The index of services, a key measure of the sector that accounts for around 79% of UK gross domestic product, fell by 0.1% month-to-month in January, the Office for National Statistics revealed, the first contraction since March 2016.

Following December's 0.2% rise, markets had been expecting a similar increase.

For the three months to January, growth in the index of services slowed to 0.6% from the previous 0.8%, which again was short of the 0.7% consensus forecasts.

January also saw industrial production drop 0.5% and construction output 0.2%, while business investment fell by 0.9%, indicating that Brexit risk has subdued corporate risk appetite.

ONS also confirmed GDP growth from the fourth quarter of 2016 was unrevised at 0.7%.

The GDP news was slightly disappointing given the prior upgrades to the production and manufacturing data, said Martin Beck, senior economic advisor to the EY ITEM Club, but he though the services index decline was of greater importance as it showed a noticeable loss of momentum through the fourth quarter.

"Therefore, though we look likely to see strong growth from production and construction in Q1, this will be more than offset by weakness in services and we are set to see GDP growth cool," Beck said.

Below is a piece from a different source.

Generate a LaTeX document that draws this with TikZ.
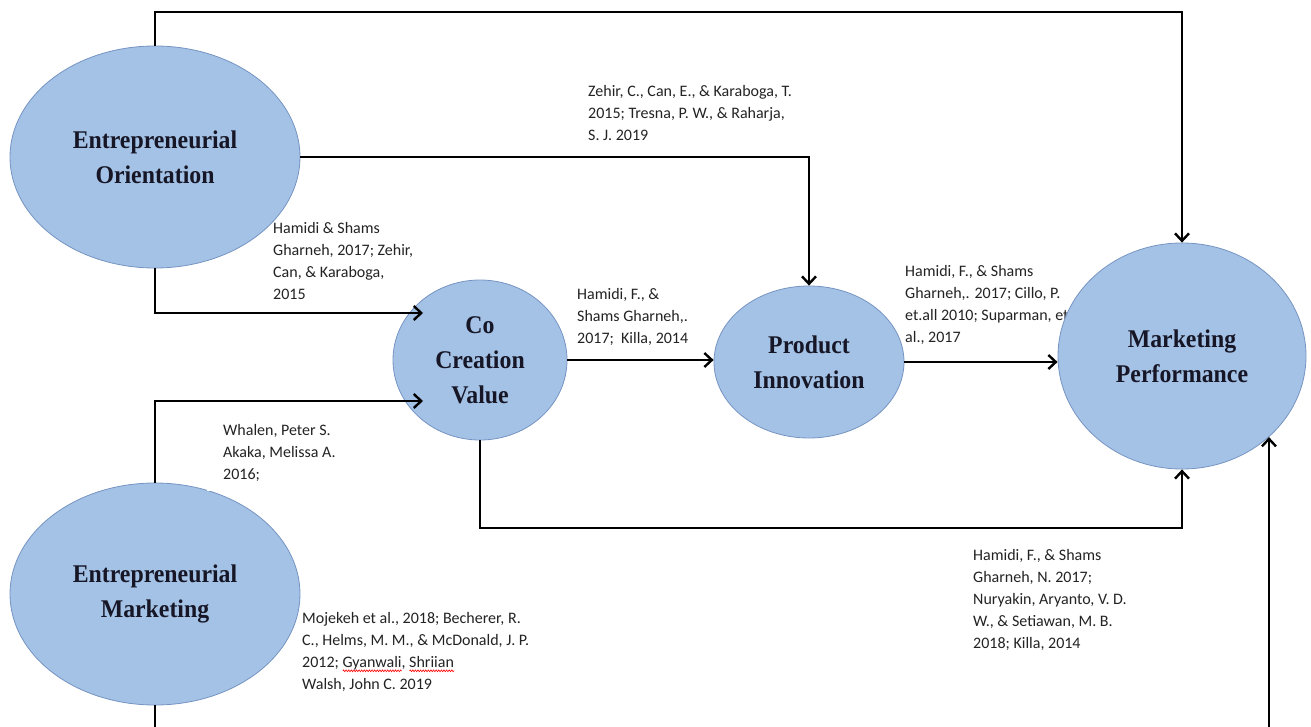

Indeed, looking at the overall performance of the UK economy in the opening quarter of 2017 revealed several signs of a slight slowdown in the components GDP growth, with purchasing managers' data from IHS Markit signalling the weakest rise in economic activity for five months, alongside retail sales declining at the strongest rate in around seven years and low readings for consumer confidence surveys.

After the fall in the services index, Pantheon Macroeconomics said its monthly GDP index model showed a decline of 0.2% for January.

With the purchasing managers' surveys showing further falls in February and the latest data on wages, households’ money holdings and retail sales all weak, Pantheon economist Sam Tombs agreed that UK GDP growth was likely to slow. He put Q1 growth at 0.4% quarter-on-quarter, stumbling to just 0.2% in Q2.

"Sluggish growth will ensure that the MPC maintains interest rates at their record low level, despite high inflation."

The Centre for Economics and Business Research said the Bank of England now found itself in a bit of a dilemma, with one member of its monetary policy committee already having voted for a rise in the interest rate.

"On the one hand, rising inflation, low unemployment and signs of continuous economic growth add to speculation that some policymakers will turn more hawkish in coming months," said senior Cebr economist Oliver Kolodseike.

"However, Cebr believes that the BoE will keep its monetary policy stance until at least the end of the year. Not only is wage growth worryingly weak given that the unemployment rate reached its lowest point in over four decades, but rising inflation is likely to put pressure on household finances and uncertainty stemming from Brexit negotiations will curb business investment."

Over 2017 as a whole, Cebr projects UK economic growth to slow slightly as consumer spending weakens and falling business investment exerts major downward pressure on growth, but the falling pound aids a manufacturing revival.